# Start of DATA EXTRACT
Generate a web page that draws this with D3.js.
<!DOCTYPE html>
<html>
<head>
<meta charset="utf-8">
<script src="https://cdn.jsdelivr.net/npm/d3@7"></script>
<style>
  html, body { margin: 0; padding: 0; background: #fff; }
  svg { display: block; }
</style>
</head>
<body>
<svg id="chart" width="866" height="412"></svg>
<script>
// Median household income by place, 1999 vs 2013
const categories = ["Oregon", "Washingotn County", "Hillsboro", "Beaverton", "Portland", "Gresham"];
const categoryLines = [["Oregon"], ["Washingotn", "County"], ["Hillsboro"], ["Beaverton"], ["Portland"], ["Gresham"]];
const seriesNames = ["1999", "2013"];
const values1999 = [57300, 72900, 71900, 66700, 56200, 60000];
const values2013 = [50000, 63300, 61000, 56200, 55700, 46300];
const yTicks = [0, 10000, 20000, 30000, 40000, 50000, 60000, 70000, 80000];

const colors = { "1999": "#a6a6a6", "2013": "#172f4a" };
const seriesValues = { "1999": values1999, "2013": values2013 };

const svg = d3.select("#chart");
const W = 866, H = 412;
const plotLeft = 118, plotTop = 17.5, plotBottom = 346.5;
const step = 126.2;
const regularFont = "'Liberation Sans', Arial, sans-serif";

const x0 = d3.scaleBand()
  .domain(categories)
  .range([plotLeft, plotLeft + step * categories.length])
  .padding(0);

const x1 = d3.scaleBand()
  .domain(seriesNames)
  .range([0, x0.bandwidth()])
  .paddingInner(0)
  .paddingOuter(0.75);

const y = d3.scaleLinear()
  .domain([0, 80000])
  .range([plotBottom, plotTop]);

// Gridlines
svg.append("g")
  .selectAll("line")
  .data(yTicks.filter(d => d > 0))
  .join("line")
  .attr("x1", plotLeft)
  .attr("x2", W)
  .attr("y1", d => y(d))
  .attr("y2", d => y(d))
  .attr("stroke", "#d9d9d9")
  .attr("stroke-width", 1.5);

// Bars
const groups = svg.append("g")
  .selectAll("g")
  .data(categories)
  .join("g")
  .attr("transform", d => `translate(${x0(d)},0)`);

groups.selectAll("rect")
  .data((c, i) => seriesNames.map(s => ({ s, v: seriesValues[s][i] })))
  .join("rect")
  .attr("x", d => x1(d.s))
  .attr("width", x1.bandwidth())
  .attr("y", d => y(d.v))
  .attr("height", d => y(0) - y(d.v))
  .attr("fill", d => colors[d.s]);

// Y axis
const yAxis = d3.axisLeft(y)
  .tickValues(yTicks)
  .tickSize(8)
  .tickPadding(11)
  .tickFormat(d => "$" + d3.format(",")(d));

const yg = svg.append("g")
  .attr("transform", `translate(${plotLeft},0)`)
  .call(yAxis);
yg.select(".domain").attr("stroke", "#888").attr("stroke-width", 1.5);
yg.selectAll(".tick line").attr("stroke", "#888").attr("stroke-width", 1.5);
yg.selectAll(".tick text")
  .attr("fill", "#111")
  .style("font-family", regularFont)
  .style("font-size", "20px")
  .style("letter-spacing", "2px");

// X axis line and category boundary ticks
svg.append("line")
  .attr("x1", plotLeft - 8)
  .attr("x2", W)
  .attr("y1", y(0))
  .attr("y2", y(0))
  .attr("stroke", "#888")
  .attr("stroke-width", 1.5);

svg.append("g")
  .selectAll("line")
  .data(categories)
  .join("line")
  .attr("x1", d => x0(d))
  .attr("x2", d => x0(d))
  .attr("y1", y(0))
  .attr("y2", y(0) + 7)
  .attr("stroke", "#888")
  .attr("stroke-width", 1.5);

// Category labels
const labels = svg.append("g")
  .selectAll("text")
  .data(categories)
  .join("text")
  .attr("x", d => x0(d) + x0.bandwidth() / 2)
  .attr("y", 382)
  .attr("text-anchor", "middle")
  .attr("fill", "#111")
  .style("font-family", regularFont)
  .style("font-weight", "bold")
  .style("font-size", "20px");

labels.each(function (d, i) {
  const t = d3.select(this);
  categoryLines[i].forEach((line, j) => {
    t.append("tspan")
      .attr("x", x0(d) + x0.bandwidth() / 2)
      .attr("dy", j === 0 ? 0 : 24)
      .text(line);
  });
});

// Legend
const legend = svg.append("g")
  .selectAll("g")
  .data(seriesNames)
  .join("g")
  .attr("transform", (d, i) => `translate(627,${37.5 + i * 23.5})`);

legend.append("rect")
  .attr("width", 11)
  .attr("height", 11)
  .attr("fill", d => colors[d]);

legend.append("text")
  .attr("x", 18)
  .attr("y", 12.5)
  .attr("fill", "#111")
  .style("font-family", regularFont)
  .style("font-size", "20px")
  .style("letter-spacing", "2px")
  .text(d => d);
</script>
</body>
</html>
# End of DATA EXTRACT
Repeat the listing above without any change.

Generate a web page that draws this with D3.js.
<!DOCTYPE html>
<html>
<head>
<meta charset="utf-8">
<script src="https://cdn.jsdelivr.net/npm/d3@7"></script>
<style>
  html, body { margin: 0; padding: 0; background: #fff; }
  svg { display: block; }
</style>
</head>
<body>
<svg id="chart" width="866" height="412"></svg>
<script>
// Median household income by place, 1999 vs 2013
const categories = ["Oregon", "Washingotn County", "Hillsboro", "Beaverton", "Portland", "Gresham"];
const categoryLines = [["Oregon"], ["Washingotn", "County"], ["Hillsboro"], ["Beaverton"], ["Portland"], ["Gresham"]];
const seriesNames = ["1999", "2013"];
const values1999 = [57300, 72900, 71900, 66700, 56200, 60000];
const values2013 = [50000, 63300, 61000, 56200, 55700, 46300];
const yTicks = [0, 10000, 20000, 30000, 40000, 50000, 60000, 70000, 80000];

const colors = { "1999": "#a6a6a6", "2013": "#172f4a" };
const seriesValues = { "1999": values1999, "2013": values2013 };

const svg = d3.select("#chart");
const W = 866, H = 412;
const plotLeft = 118, plotTop = 17.5, plotBottom = 346.5;
const step = 126.2;
const regularFont = "'Liberation Sans', Arial, sans-serif";

const x0 = d3.scaleBand()
  .domain(categories)
  .range([plotLeft, plotLeft + step * categories.length])
  .padding(0);

const x1 = d3.scaleBand()
  .domain(seriesNames)
  .range([0, x0.bandwidth()])
  .paddingInner(0)
  .paddingOuter(0.75);

const y = d3.scaleLinear()
  .domain([0, 80000])
  .range([plotBottom, plotTop]);

// Gridlines
svg.append("g")
  .selectAll("line")
  .data(yTicks.filter(d => d > 0))
  .join("line")
  .attr("x1", plotLeft)
  .attr("x2", W)
  .attr("y1", d => y(d))
  .attr("y2", d => y(d))
  .attr("stroke", "#d9d9d9")
  .attr("stroke-width", 1.5);

// Bars
const groups = svg.append("g")
  .selectAll("g")
  .data(categories)
  .join("g")
  .attr("transform", d => `translate(${x0(d)},0)`);

groups.selectAll("rect")
  .data((c, i) => seriesNames.map(s => ({ s, v: seriesValues[s][i] })))
  .join("rect")
  .attr("x", d => x1(d.s))
  .attr("width", x1.bandwidth())
  .attr("y", d => y(d.v))
  .attr("height", d => y(0) - y(d.v))
  .attr("fill", d => colors[d.s]);

// Y axis
const yAxis = d3.axisLeft(y)
  .tickValues(yTicks)
  .tickSize(8)
  .tickPadding(11)
  .tickFormat(d => "$" + d3.format(",")(d));

const yg = svg.append("g")
  .attr("transform", `translate(${plotLeft},0)`)
  .call(yAxis);
yg.select(".domain").attr("stroke", "#888").attr("stroke-width", 1.5);
yg.selectAll(".tick line").attr("stroke", "#888").attr("stroke-width", 1.5);
yg.selectAll(".tick text")
  .attr("fill", "#111")
  .style("font-family", regularFont)
  .style("font-size", "20px")
  .style("letter-spacing", "2px");

// X axis line and category boundary ticks
svg.append("line")
  .attr("x1", plotLeft - 8)
  .attr("x2", W)
  .attr("y1", y(0))
  .attr("y2", y(0))
  .attr("stroke", "#888")
  .attr("stroke-width", 1.5);

svg.append("g")
  .selectAll("line")
  .data(categories)
  .join("line")
  .attr("x1", d => x0(d))
  .attr("x2", d => x0(d))
  .attr("y1", y(0))
  .attr("y2", y(0) + 7)
  .attr("stroke", "#888")
  .attr("stroke-width", 1.5);

// Category labels
const labels = svg.append("g")
  .selectAll("text")
  .data(categories)
  .join("text")
  .attr("x", d => x0(d) + x0.bandwidth() / 2)
  .attr("y", 382)
  .attr("text-anchor", "middle")
  .attr("fill", "#111")
  .style("font-family", regularFont)
  .style("font-weight", "bold")
  .style("font-size", "20px");

labels.each(function (d, i) {
  const t = d3.select(this);
  categoryLines[i].forEach((line, j) => {
    t.append("tspan")
      .attr("x", x0(d) + x0.bandwidth() / 2)
      .attr("dy", j === 0 ? 0 : 24)
      .text(line);
  });
});

// Legend
const legend = svg.append("g")
  .selectAll("g")
  .data(seriesNames)
  .join("g")
  .attr("transform", (d, i) => `translate(627,${37.5 + i * 23.5})`);

legend.append("rect")
  .attr("width", 11)
  .attr("height", 11)
  .attr("fill", d => colors[d]);

legend.append("text")
  .attr("x", 18)
  .attr("y", 12.5)
  .attr("fill", "#111")
  .style("font-family", regularFont)
  .style("font-size", "20px")
  .style("letter-spacing", "2px")
  .text(d => d);
</script>
</body>
</html>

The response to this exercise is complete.